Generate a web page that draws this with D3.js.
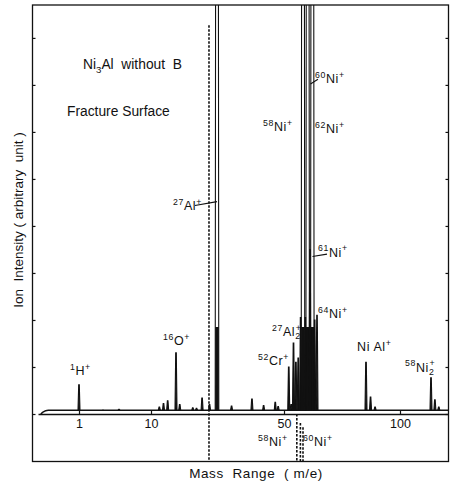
<!DOCTYPE html>
<html><head><meta charset="utf-8">
<script src="https://cdn.jsdelivr.net/npm/d3@7"></script>
<style>
html,body{margin:0;padding:0;background:#fff;}
svg{display:block;font-family:"Liberation Sans",Arial,sans-serif;}
</style></head><body>
<svg id="chart" width="453" height="485"></svg>
<script>
// ---------------- data ----------------
const peakMass      = [1, 4, 6, 12, 13, 14, 16, 17, 20.5, 21.5, 23, 25, 27, 32, 39, 43, 47, 48,
                       52, 53, 54, 55, 56, 57, 58, 59, 60, 61, 62, 63, 64, 85, 87, 89, 116, 118, 120];
const peakIntensity = [0.62, 0.08, 0.10, 0.15, 0.22, 0.28, 1.30, 0.20, 0.13, 0.12, 0.34, 0.20, 9.5, 0.17, 0.32, 0.18, 0.25, 0.16,
                       1.00, 0.20, 1.51, 1.10, 1.19, 2.05, 9.5, 2.05, 9.5, 3.50, 9.5, 2.0, 2.10, 1.10, 0.36, 0.15, 0.77, 0.30, 0.15];
const baselineMass  = [0, 0.05, 0.12, 0.25, 125];
const baselineLevel = [-0.13, -0.03, 0.04, 0.08, 0.08];
const xTickValues   = [1, 10, 50, 100];
const xTickLabels   = ["1", "10", "50", "100"];
const yTickValues   = [0, 1, 2, 3, 4, 5, 6, 7, 8];
const dashMass      = [24.85, 55.4, 56.9, 58.0];
const dashFrom      = [8.27, 0.0, -0.19, -0.28];
const dashTo        = [-1.02, -1.02, -1.02, -1.02];

// ---------------- layout ----------------
const svg = d3.select("#chart");
const frame = {left: 32.5, right: 448.5, top: 5, bottom: 461.5};
const x = d3.scaleLinear()
  .domain([0, 1, 10, 16, 27, 50, 58, 64, 85, 100, 116, 125])
  .range([38, 79, 151, 176, 217, 284, 303, 317, 366, 400, 431, frame.right]);
const y = d3.scaleLinear().domain([0, 8.7]).range([414, frame.top]);
const offScale = 8.7;
const base = 0.08;

const defs = svg.append("defs");
defs.append("clipPath").attr("id", "plotClip").append("rect")
  .attr("x", frame.left).attr("y", frame.top)
  .attr("width", frame.right - frame.left).attr("height", y(0) - frame.top);
defs.append("clipPath").attr("id", "fillClip").append("rect")
  .attr("x", frame.left).attr("y", y(1.85))
  .attr("width", frame.right - frame.left).attr("height", y(0) - y(1.85));

// frame
svg.append("rect").attr("x", frame.left).attr("y", frame.top)
  .attr("width", frame.right - frame.left).attr("height", frame.bottom - frame.top)
  .attr("fill", "none").attr("stroke", "#111").attr("stroke-width", 1.3);

// y ticks (inside, both sides)
const yl = svg.append("g").attr("transform", `translate(${frame.left},0)`)
  .call(d3.axisLeft(y).tickValues(yTickValues).tickSize(-3).tickFormat(""));
const yr = svg.append("g").attr("transform", `translate(${frame.right},0)`)
  .call(d3.axisRight(y).tickValues(yTickValues).tickSize(-3).tickFormat(""));
[yl, yr].forEach(g => { g.select(".domain").remove(); g.selectAll("line").attr("stroke", "#111").attr("stroke-width", 1.2); });

// x axis
const xa = svg.append("g").attr("transform", `translate(0,${y(0)})`)
  .call(d3.axisBottom(x).tickValues(xTickValues).tickFormat((d, i) => xTickLabels[i])
    .tickSizeInner(-3).tickSizeOuter(0).tickPadding(5));
xa.select(".domain").attr("stroke", "#111").attr("stroke-width", 1.3);
xa.selectAll("line").attr("stroke", "#111").attr("stroke-width", 1.2);
xa.selectAll("text").attr("font-size", 12.5).attr("font-family", "Liberation Sans, Arial, sans-serif").attr("fill", "#111");

// spectrum
const peaks = peakMass.map((m, i) => ({m, v: peakIntensity[i]}));
function peakPts(p) {
  const xc = x(p.m);
  const big = p.v > offScale;
  const wb = big ? 1.8 : 1.0, wt = big ? 1.4 : 0.3;
  return [[xc - wb, y(base)], [xc - wt, y(p.v)], [xc + wt, y(p.v)], [xc + wb, y(base)]];
}
const line = d3.line();
const spec = svg.append("g").attr("clip-path", "url(#plotClip)");
spec.append("path")
  .attr("d", d3.line().x((d, i) => x(baselineMass[i])).y((d, i) => y(baselineLevel[i])).curve(d3.curveMonotoneX)(baselineMass))
  .attr("fill", "none").attr("stroke", "#111").attr("stroke-width", 1.3);
spec.append("g").attr("clip-path", "url(#fillClip)").selectAll("path").data(peaks).join("path")
  .attr("d", d => line(peakPts(d)) + "Z").attr("fill", "#111").attr("stroke", "none");
spec.append("g").selectAll("path").data(peaks).join("path")
  .attr("d", d => line(peakPts(d))).attr("fill", "none").attr("stroke", "#111").attr("stroke-width", 1.1);

// dashed guide lines
svg.append("g").selectAll("line").data(dashMass).join("line")
  .attr("x1", d => x(d)).attr("x2", d => x(d))
  .attr("y1", (d, i) => y(dashFrom[i])).attr("y2", (d, i) => y(dashTo[i]))
  .attr("stroke", "#111").attr("stroke-width", 1.6).attr("stroke-dasharray", "2.5,1.5");

// rich labels
function rich(parent, x0, y0, parts, size, extra) {
  const t = parent.append("text").attr("x", x0).attr("y", y0).attr("font-size", size).attr("fill", "#111");
  if (extra) extra(t);
  let shift = 0;
  parts.forEach(p => {
    const target = p.s === "sup" ? -0.42 * size : p.s === "sub" ? 0.28 * size : 0;
    const fs = p.s ? size * 0.7 : size;
    t.append("tspan").attr("dy", target - shift).attr("dx", p.dx || 0).attr("font-size", fs).text(p.t);
    shift = target;
  });
  return t;
}
const S = (t) => ({t, s: "sup"}), B = (t) => ({t, s: "sub"}), N = (t) => ({t});
const labels = [
  {parts: [S("1"), N("H"), S("+")], m: 1, dx: -9, v: 0.83},
  {parts: [S("16"), N("O"), S("+")], m: 16, dx: -13, v: 1.47},
  {parts: [S("27"), N("Al"), S("+")], m: 27, dx: -44, v: 4.34},
  {parts: [S("58"), N("Ni"), S("+")], m: 58, dx: -40, v: 6.01},
  {parts: [S("60"), N("Ni"), S("+")], m: 60, dx: 7.3, v: 7.04},
  {parts: [S("62"), N("Ni"), S("+")], m: 62, dx: 2.7, v: 5.98},
  {parts: [S("61"), N("Ni"), S("+")], m: 61, dx: 8, v: 3.35},
  {parts: [S("64"), N("Ni"), S("+")], m: 64, dx: 1, v: 2.04},
  {parts: [S("27"), N("Al"), B("2"), {t: "+", s: "sup", dx: -5}], m: 54, dx: -21.5, v: 1.66},
  {parts: [S("52"), N("Cr"), S("+")], m: 52, dx: -30.75, v: 1.04},
  {parts: [N("Ni Al"), S("+")], m: 85, dx: -9, v: 1.33},
  {parts: [S("58"), N("Ni"), B("2"), {t: "+", s: "sup", dx: -5}], m: 116, dx: -26, v: 0.9},
  {parts: [S("58"), N("Ni"), S("+")], m: 58, dx: -45, v: -0.68},
  {parts: [S("60"), N("Ni"), S("+")], m: 60, dx: -4.7, v: -0.68}
];
const lg = svg.append("g");
labels.forEach(l => rich(lg, x(l.m) + l.dx, y(l.v), l.parts, 12.5, t => t.attr("letter-spacing", 0.6)));

// leader lines
const leaders = [
  {m: 27, dx1: 0, v1: 4.517, dx2: -22, v2: 4.436},
  {m: 60, dx1: 2.8, v1: 7.02, dx2: 10.3, v2: 7.12},
  {m: 61, dx1: 2.5, v1: 3.35, dx2: 17, v2: 3.40}
];
svg.append("g").selectAll("line").data(leaders).join("line")
  .attr("x1", d => x(d.m) + d.dx1).attr("y1", d => y(d.v1))
  .attr("x2", d => x(d.m) + d.dx2).attr("y2", d => y(d.v2))
  .attr("stroke", "#111").attr("stroke-width", 1.1);

// titles
rich(svg, 83, 69, [N("Ni"), B("3"), N("Al  without  B")], 13.8, t => t.attr("style", "white-space:pre"));
svg.append("text").attr("x", 67).attr("y", 116).attr("font-size", 13.8).attr("fill", "#111").text("Fracture Surface");

// axis titles
svg.append("text").attr("x", 256).attr("y", 478).attr("text-anchor", "middle")
  .attr("font-size", 13.5).attr("fill", "#111").attr("letter-spacing", 0.6).attr("style", "white-space:pre")
  .text("Mass  Range  ( m/e)");
svg.append("text").attr("transform", "translate(23,220) rotate(-90)").attr("text-anchor", "middle")
  .attr("font-size", 13.5).attr("fill", "#111").attr("style", "white-space:pre")
  .text("Ion  Intensity ( arbitrary  unit )");
</script>
</body></html>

WHAT NEEDS TO BE DONE ->
Repeat the lines above, starting at the first and stopping after the line that holds "const base = 0.08;", with the pictures left out.

WRITTEN ANSWER ->
Generate a web page that draws this with D3.js.
<!DOCTYPE html>
<html><head><meta charset="utf-8">
<script src="https://cdn.jsdelivr.net/npm/d3@7"></script>
<style>
html,body{margin:0;padding:0;background:#fff;}
svg{display:block;font-family:"Liberation Sans",Arial,sans-serif;}
</style></head><body>
<svg id="chart" width="453" height="485"></svg>
<script>
// ---------------- data ----------------
const peakMass      = [1, 4, 6, 12, 13, 14, 16, 17, 20.5, 21.5, 23, 25, 27, 32, 39, 43, 47, 48,
                       52, 53, 54, 55, 56, 57, 58, 59, 60, 61, 62, 63, 64, 85, 87, 89, 116, 118, 120];
const peakIntensity = [0.62, 0.08, 0.10, 0.15, 0.22, 0.28, 1.30, 0.20, 0.13, 0.12, 0.34, 0.20, 9.5, 0.17, 0.32, 0.18, 0.25, 0.16,
                       1.00, 0.20, 1.51, 1.10, 1.19, 2.05, 9.5, 2.05, 9.5, 3.50, 9.5, 2.0, 2.10, 1.10, 0.36, 0.15, 0.77, 0.30, 0.15];
const baselineMass  = [0, 0.05, 0.12, 0.25, 125];
const baselineLevel = [-0.13, -0.03, 0.04, 0.08, 0.08];
const xTickValues   = [1, 10, 50, 100];
const xTickLabels   = ["1", "10", "50", "100"];
const yTickValues   = [0, 1, 2, 3, 4, 5, 6, 7, 8];
const dashMass      = [24.85, 55.4, 56.9, 58.0];
const dashFrom      = [8.27, 0.0, -0.19, -0.28];
const dashTo        = [-1.02, -1.02, -1.02, -1.02];

// ---------------- layout ----------------
const svg = d3.select("#chart");
const frame = {left: 32.5, right: 448.5, top: 5, bottom: 461.5};
const x = d3.scaleLinear()
  .domain([0, 1, 10, 16, 27, 50, 58, 64, 85, 100, 116, 125])
  .range([38, 79, 151, 176, 217, 284, 303, 317, 366, 400, 431, frame.right]);
const y = d3.scaleLinear().domain([0, 8.7]).range([414, frame.top]);
const offScale = 8.7;
const base = 0.08;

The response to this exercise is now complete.